Patents and OpenMoko
Steven Kurylo
sk at infinitepigeons.org
Mon Feb 11 23:03:29 CET 2008
> Would you explain? because this is very commonly believed: if you
> don't defend the patent you will lose it. Just depends how this
> phrase "defend the patent" is defined I guess...
It differs in jurisdictions, but what most people confuse it trademark
and patents. You can lose a trademark if you don't defend it.
A starting point for research:
http://en.wikipedia.org/wiki/Trademark_dilution
Also you can lose your patent if you don't implement it, which is
complete different from dilution but easy to confuse.

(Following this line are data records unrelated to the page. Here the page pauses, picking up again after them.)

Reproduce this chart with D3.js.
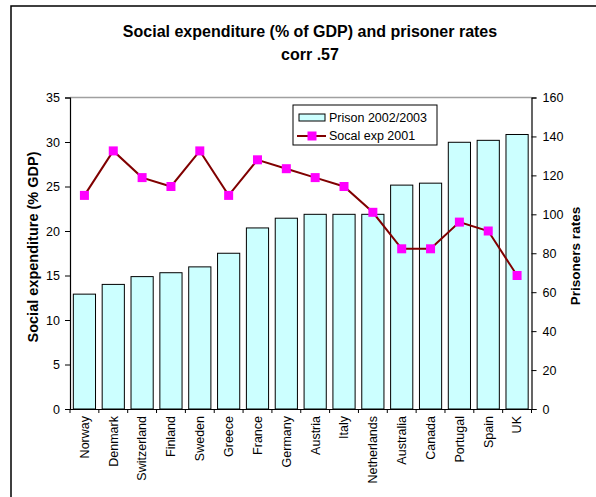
<!DOCTYPE html>
<html><head><meta charset="utf-8">
<script src="https://cdn.jsdelivr.net/npm/d3@7"></script>
<style>body{margin:0;background:#fff}svg{display:block;font-family:"Liberation Sans",Arial,sans-serif}</style>
</head><body><svg id="c" width="596" height="497"></svg>
<script>
const countries = ["Norway","Denmark","Switzerland","Finland","Sweden","Greece","France","Germany","Austria","Italy","Netherlands","Australia","Canada","Portugal","Spain","UK"];
const prison = [59,64,68,70,73,80,93,98,100,100,100,115,116,137,138,141];
const socialExp = [24,29,26,25,29,24,28,27,26,25,22.1,18,18,21,20,15];
const leftTicks = [0,5,10,15,20,25,30,35];
const rightTicks = [0,20,40,60,80,100,120,140,160];
const titleLines = ["Social expenditure (% of GDP) and prisoner rates","corr .57"];
const seriesNames = ["Prison 2002/2003","Socal exp 2001"];

const svg = d3.select("#c");
const L=70, R=531.5, T=97.5, B=409;

// outer border
svg.append("path").attr("d","M11,497V6H596").attr("fill","none").attr("stroke","#000").attr("stroke-width",1.5);

// title
svg.append("text").attr("x",310).attr("y",37).attr("text-anchor","middle").attr("font-size",16).attr("font-weight","bold").text(titleLines[0]);
svg.append("text").attr("x",310).attr("y",60).attr("text-anchor","middle").attr("font-size",16).attr("font-weight","bold").text(titleLines[1]);

const x = d3.scaleBand().domain(countries).range([L,R]).padding(0);
const yL = d3.scaleLinear().domain([0,35]).range([B,T]);
const yR = d3.scaleLinear().domain([0,160]).range([B,T]);
const bw = x.bandwidth()/1.3;

// top plot border
svg.append("line").attr("x1",L).attr("x2",R).attr("y1",T).attr("y2",T).attr("stroke","#a0a0a0").attr("stroke-width",1.5);

// bars
svg.append("g").selectAll("rect").data(countries).join("rect")
  .attr("x",(d)=>x(d)+(x.bandwidth()-bw)/2)
  .attr("y",(d,i)=>yR(prison[i]))
  .attr("width",bw)
  .attr("height",(d,i)=>B-yR(prison[i]))
  .attr("fill","#ccffff").attr("stroke","#000").attr("stroke-width",1);

// line
const line = d3.line().x((d,i)=>x(countries[i])+x.bandwidth()/2).y(d=>yL(d));
svg.append("path").attr("d",line(socialExp)).attr("fill","none").attr("stroke","#800000").attr("stroke-width",2);
svg.append("g").selectAll("rect").data(socialExp).join("rect")
  .attr("x",(d,i)=>x(countries[i])+x.bandwidth()/2-4.5)
  .attr("y",d=>yL(d)-4.5).attr("width",9).attr("height",9).attr("fill","#ff00ff");

// axes
const gl = svg.append("g").attr("transform",`translate(${L},0)`).call(d3.axisLeft(yL).tickValues(leftTicks).tickSize(5).tickPadding(5));
const gr = svg.append("g").attr("transform",`translate(${R},0)`).call(d3.axisRight(yR).tickValues(rightTicks).tickSize(5).tickPadding(6));
const gx = svg.append("g").attr("transform",`translate(0,${B})`).call(d3.axisBottom(x).tickSize(0).tickFormat(""));
[gl,gr,gx].forEach(g=>{g.select(".domain").attr("stroke","#000").attr("stroke-width",1.2);g.selectAll("line").attr("stroke","#000");g.selectAll("text").attr("font-size",12.5).attr("font-family","Liberation Sans, Arial, sans-serif").attr("fill","#000");});
// x tick marks at category boundaries
const bounds = countries.map(d=>x(d)).concat([R]);
svg.append("g").selectAll("line").data(bounds).join("line")
  .attr("x1",d=>d).attr("x2",d=>d).attr("y1",B).attr("y2",B+4).attr("stroke","#000");
// x labels
svg.append("g").selectAll("text").data(countries).join("text")
  .attr("transform",d=>`translate(${x(d)+x.bandwidth()/2},${B+7}) rotate(-90)`)
  .attr("text-anchor","end").attr("dy","0.35em").attr("font-size",12.5).text(d=>d);

// axis titles
svg.append("text").attr("transform","translate(38,247) rotate(-90)").attr("text-anchor","middle").attr("font-size",14.5).attr("font-weight","bold").text("Social expenditure (% GDP)");
svg.append("text").attr("transform","translate(580,256) rotate(-90)").attr("text-anchor","middle").attr("font-size",13.5).attr("font-weight","bold").text("Prisoners rates");

// legend
const lg = svg.append("g");
lg.append("rect").attr("x",293).attr("y",105).attr("width",144).attr("height",40).attr("fill","#fff").attr("stroke","#000");
lg.append("rect").attr("x",299).attr("y",114).attr("width",26).attr("height",7).attr("fill","#ccffff").attr("stroke","#000");
lg.append("text").attr("x",329).attr("y",118).attr("dy","0.35em").attr("font-size",12.5).text(seriesNames[0]);
lg.append("line").attr("x1",297).attr("x2",326).attr("y1",136).attr("y2",136).attr("stroke","#800000").attr("stroke-width",2);
lg.append("rect").attr("x",307.5).attr("y",131.5).attr("width",9).attr("height",9).attr("fill","#ff00ff");
lg.append("text").attr("x",329).attr("y",136).attr("dy","0.35em").attr("font-size",12.5).text(seriesNames[1]);
</script></body></html>
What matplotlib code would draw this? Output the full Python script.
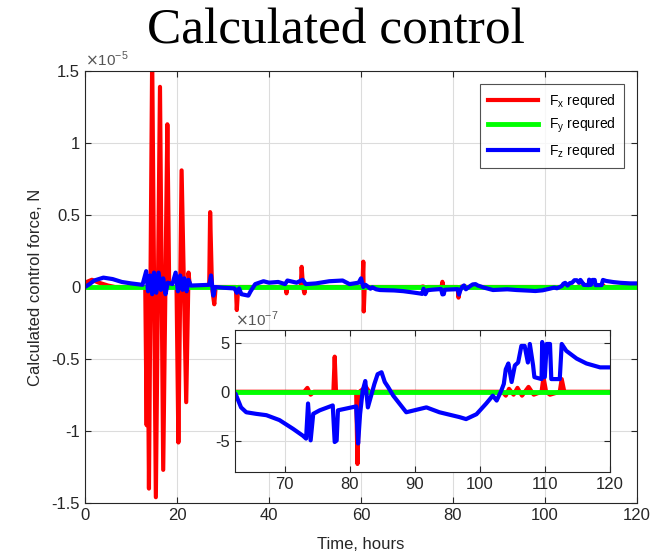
import matplotlib
matplotlib.use('Agg')
import matplotlib.pyplot as plt
from matplotlib.ticker import FuncFormatter

plt.rcParams['font.family'] = ['Liberation Sans', 'DejaVu Sans']

# values in units of 1e-7 N, time in hours
fxT = [0, 1.5, 3, 5, 6.5, 13.1, 13.4, 13.6, 13.9, 14.6, 15.4, 16.3, 17.0, 17.9, 18.3,
       19.9, 20.3, 21.0, 22.0, 22.5, 22.8, 27.0, 27.2, 27.6, 28.1, 28.4, 32.8, 33.0, 33.3,
       43.6, 43.8, 44.0, 46.9, 47.1, 47.4, 47.7, 47.9, 60.3, 60.5, 60.6, 60.8,
       73.0, 73.5, 74.0, 74.5, 77.5, 77.7, 77.9, 81.0, 81.2, 81.5, 82.5, 83.0,
       103.5, 104.0, 104.5, 105.2, 105.8, 106.5, 107.5, 108.3, 109.5, 109.8, 110.2,
       110.8, 112.3, 112.6, 113.0, 120]
fxV = [3, 5, 3, 1, 0, 0, -96, 0, -140, 160, -146, 139, -127, 113, 0,
       0, -108, 81, -80, 10, 0, 0, 52, 0, -12, 0, 0, -16, 0,
       0, -4.4, 0, 0, 14, 0, -4.4, 0, 0, 17.6, -17, 0,
       0, 0.4, -0.3, 0, 0, 3.6, 0, 0, -7.4, 0, 0.5, 0,
       0, -0.4, 0.3, -0.3, 0.4, -0.4, 0.5, -0.3, 0, 1.5, 0,
       -0.3, 0, 1.3, 0, 0]

fyT = [0, 120]
fyV = [0, 0]

fzT = [0, 1, 2, 4, 6, 8, 10, 12.5, 13.3, 13.7, 14.2, 14.6, 15.0, 15.5, 16.0, 16.5, 17.0,
       17.5, 18.0, 19.0, 19.7, 20.2, 20.7, 21.2, 21.6, 22.1, 22.5, 23.0, 27.0, 27.4, 27.9,
       28.3, 30.0, 32.5, 33.0, 33.5, 34.0, 35.5, 36.0, 37.0, 38.8, 40.0, 42.0, 43.5, 44.0,
       46.0, 47.3, 48.0, 50.2, 53.1, 56.0, 57.5, 59.5, 60.0, 60.5, 61.0,
       62.05, 62.45, 63.3, 64.1, 65.6, 67.2, 69.2, 71.3, 72.8, 73.3, 73.6, 74.0, 74.4,
       75.4, 77.4, 77.7, 78.0, 78.2, 81.0, 81.3, 81.6, 82.0, 82.4, 82.8, 83.3, 83.8,
       84.3, 84.9, 85.4, 85.9, 86.7, 88.7, 91.8, 93.8, 96.9, 97.9, 99.5, 101.0, 102.0,
       102.6, 103.3, 103.7, 104.0, 104.4, 104.9, 105.4, 105.9, 106.4, 106.9, 107.4,
       107.7, 108.2, 108.4, 109.5, 109.6, 110.0, 110.3, 110.8, 111.0, 112.3, 112.6,
       113.3, 114.9, 116.4, 118.5, 119.8]
fzV = [0, 2, 4.5, 6.5, 5.5, 3.5, 2.5, 1.5, 11, -3, 8, -5, 10, -4, 10, -2, 6,
       -5, 3, 2, 10, -3, 8, -2, 6, -3, 5, 1, 1.5, 8, -6,
       0, -0.5, -1, -4, -1, -5, -6, -3, 2, 4, 3, 3.5, 2, 4.5,
       3, 5, 2, 2.5, 4, 4.5, 2, 3, 6, 0, 1.5,
       -1.2, -0.2, -1.6, -2.1, -2.26, -2.4, -2.9, -3.8, -4.5, -4.8, -1.2, -4.98, -2.26,
       -1.9, -1.4, -5.15, -5.0, -1.9, -1.5, -5.3, -2.3, 0.1, 1.1, -1.6, -0.4, 0.8,
       1.8, 2.0, 1.0, 0.5, -0.4, -2.1, -1.6, -2.1, -2.6, -2.8, -2.3, -1.2, -0.4,
       -0.9, 0.1, 0.8, 2.3, 2.9, 1.0, 2.7, 3.0, 4.7, 4.7, 3.0,
       4.9, 2.7, 1.5, 1.3, 5.1, 1.5, 4.9, 4.9, 1.3, 1.3, 4.9,
       4.2, 3.4, 2.9, 2.5, 2.5]

labels = [r'F$_\mathregular{x}$ requred', r'F$_\mathregular{y}$ requred', r'F$_\mathregular{z}$ requred']
edge = '#262626'
tickc = '#262626'


def style(ax):
    ax.grid(True, color='#dcdcdc', linewidth=0.8)
    ax.set_axisbelow(True)
    ax.tick_params(direction='in', top=True, right=True, colors=tickc, labelsize=12, length=4)
    for s in ax.spines.values():
        s.set_color(edge)
        s.set_linewidth(0.8)


fig = plt.figure(figsize=(6.72, 5.57), dpi=100)
ax = fig.add_axes([0.1265, 0.097, 0.8214, 0.7755])

sc = 100.0  # 1e-7 -> 1e-5
ax.plot(fxT, [v / sc for v in fxV], color='#ff0000', lw=3, label=labels[0])
ax.plot(fyT, [v / sc for v in fyV], color='#00ff00', lw=3.5, label=labels[1])
ax.plot(fzT, [v / sc for v in fzV], color='#0000ff', lw=3, label=labels[2])
ax.set_xlim(0, 120)
ax.set_ylim(-1.5, 1.5)
ax.set_xticks(range(0, 121, 20))
ax.set_yticks([-1.5, -1, -0.5, 0, 0.5, 1, 1.5])
ax.yaxis.set_major_formatter(FuncFormatter(lambda v, p: '%g' % v))
style(ax)
ax.set_xlabel('Time, hours', fontsize=12, color=tickc, labelpad=10)
ax.set_ylabel('Calculated control force, N', fontsize=12, color=tickc, labelpad=6)
ax.text(0.0, 1.004, r'$\times$10$^{\mathregular{-5}}$', transform=ax.transAxes,
        fontsize=11, color='#555555', ha='left', va='bottom')
leg = ax.legend(loc='upper right', fontsize=10, frameon=True, fancybox=False,
                edgecolor=edge, borderaxespad=0.9, handlelength=3.6,
                labelspacing=0.45, borderpad=0.6)
leg.get_frame().set_linewidth(0.8)

fig.text(0.5, 0.943, 'Calculated control', family='Liberation Serif', fontsize=37,
         ha='center', va='center')

ins = fig.add_axes([0.349, 0.153, 0.5585, 0.254])
ins.plot(fxT, fxV, color='#ff0000', lw=3)
ins.plot(fyT, fyV, color='#00ff00', lw=3.5)
ins.plot(fzT, fzV, color='#0000ff', lw=3)
ins.set_xlim(62.3, 120)
ins.set_ylim(-8.2, 6.3)
ins.set_xticks(range(70, 121, 10))
ins.set_yticks([-5, 0, 5])
ins.yaxis.set_major_formatter(FuncFormatter(lambda v, p: '%g' % v))
style(ins)
ins.text(0.0, 1.01, r'$\times$10$^{\mathregular{-7}}$', transform=ins.transAxes,
         fontsize=11, color='#555555', ha='left', va='bottom')

fig.savefig('out.png', dpi=100)
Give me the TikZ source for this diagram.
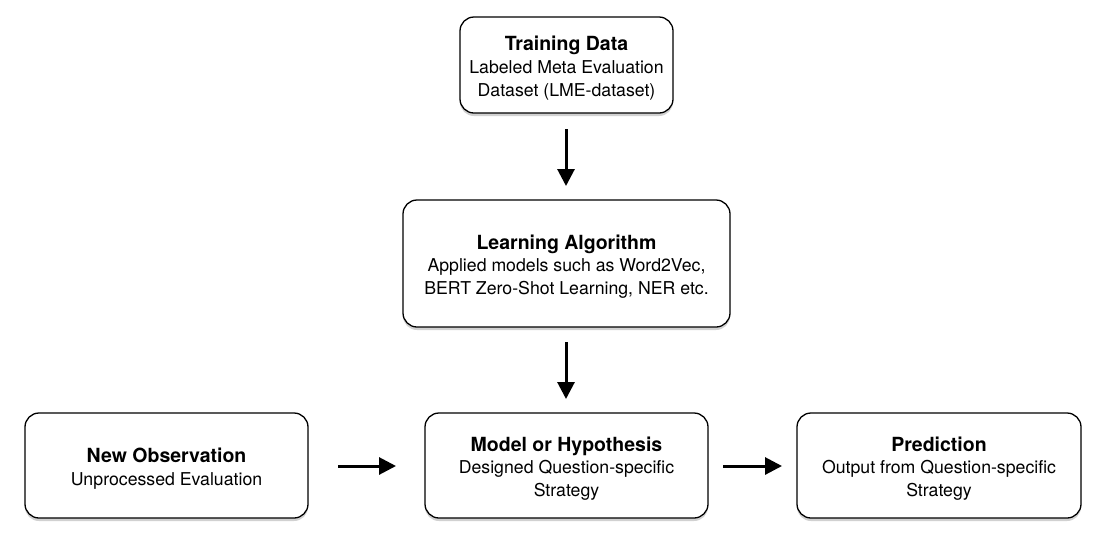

> What kind of protection is offered by the patent commons? How can a
> mere agreement among the parties involved (if there were any lawsuit
> about a breach thereof, it would be a civil suit) be stronger than the
> patent law itself, which specifies the rights of the patent owner to
> license the patent and collect royalties, or to sue for infringement?
> I trust that some lawyers have thought this through pretty thoroughly
> by now, but it hasn't been tested, right?
I have no idea if there is case law. It would be governed by
applicable contract law and what was actually agreed to...
http://www.patentcommons.org/resources/about_commitments.php#type
By making a Commitment, a Contributor gives permission for others to
engage in activities it could otherwise prevent, or for which the
Contributor could collect damages or royalties. Courts have concluded
it is unfair and inequitable for Contributors to encourage others to
rely on their promise they will not enforce their patents and then sue
them for infringement for doing so
Sounds like there might be some case law there already.
> I suspect you are right about this, but there really are credibility
> problems with software patents in general... they clearly suck, and
> many developers are in denial, and waiting for them to be finally
> disallowed by the gov't. But then again, that might never happen; and
> even if it did, would the existing software patents be thrown out, or
> grandfathered? It is hard to predict the future, especially ahead of
> time. Probably the large corporate special interests will get
> whatever they want, in the end.
I agree. The situation is a mess. Just like the GPL is "copyleft",
hopefully the patent commons will become the same thing: patent
everything we can and grant everyone the right to use it.